Euch zum Beginn des neuen Jahres meine besonderen Grüße und Wünsche auszusprechen, ist mir ein Bedürfnis. Seit Monaten tobt die große Schlacht in Rußland, ihre unbarmherzige Härte spürt ihr am meisten. Pausenlos, ohne Ablösung, ohne Ruhe steht ihr im Kampf. Nichts, weder das feindliche Massenfeuer noch die Anstürme des 10- und mehrfach überlegenen Gegners noch die Kälte erschüttern eure Standhaftigkeit und euren Mut. Ihr übertrefft die Somme- und Flandernkämpfer des Kriegsjahres 1916/17.
Geht hinein in das Neue Jahr mit dem stolzen Bewusstsein, dass unbeschadet der Verdienste aller anderen Waffen sich keiner mit euren Leistungen messen kann, dass letzten Endes auf euren Schultern das Schicksal des Vaterlandes ruht und dass es sich auf euch wie bisher verlassen kann.
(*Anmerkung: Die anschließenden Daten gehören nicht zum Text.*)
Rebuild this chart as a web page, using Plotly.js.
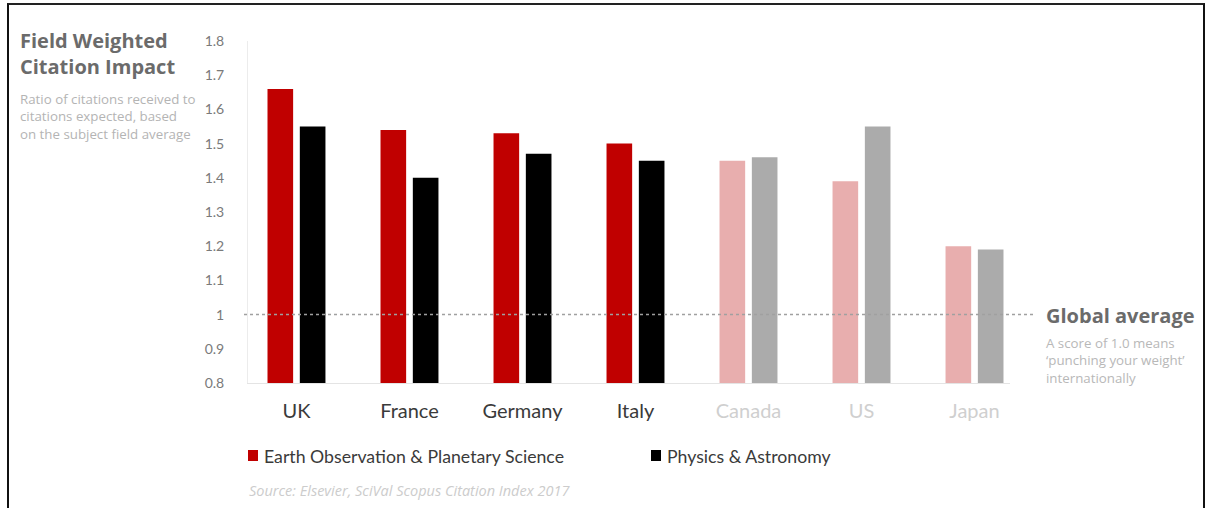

Der Herrgott beschirme euch!!«
*Seit 15.11.1943 unterstand die Division wieder General-Kommando VI. Armee-Korps
Anbei noch eine Lagekarte aus dem Buch: Otto Heidkämper Witebsk
Fast glaube ich, dass es sich bei der Schilderung am Heiligabend um meinen Vater handeln könnte. Fast identisch hatte später eine Info über das Geschehen geheißen, die uns erreicht hatte. Er sei mit Kameraden am 24.12.1943 in ein Minenfeld geraten und dabei verletzt worden...Tag und Ort des Geschehens sind identisch.
Es berührt mich sehr sehr stark.
Einer seiner mit ihm dort verletzten Kameraden sei später im Lazarettverstorben.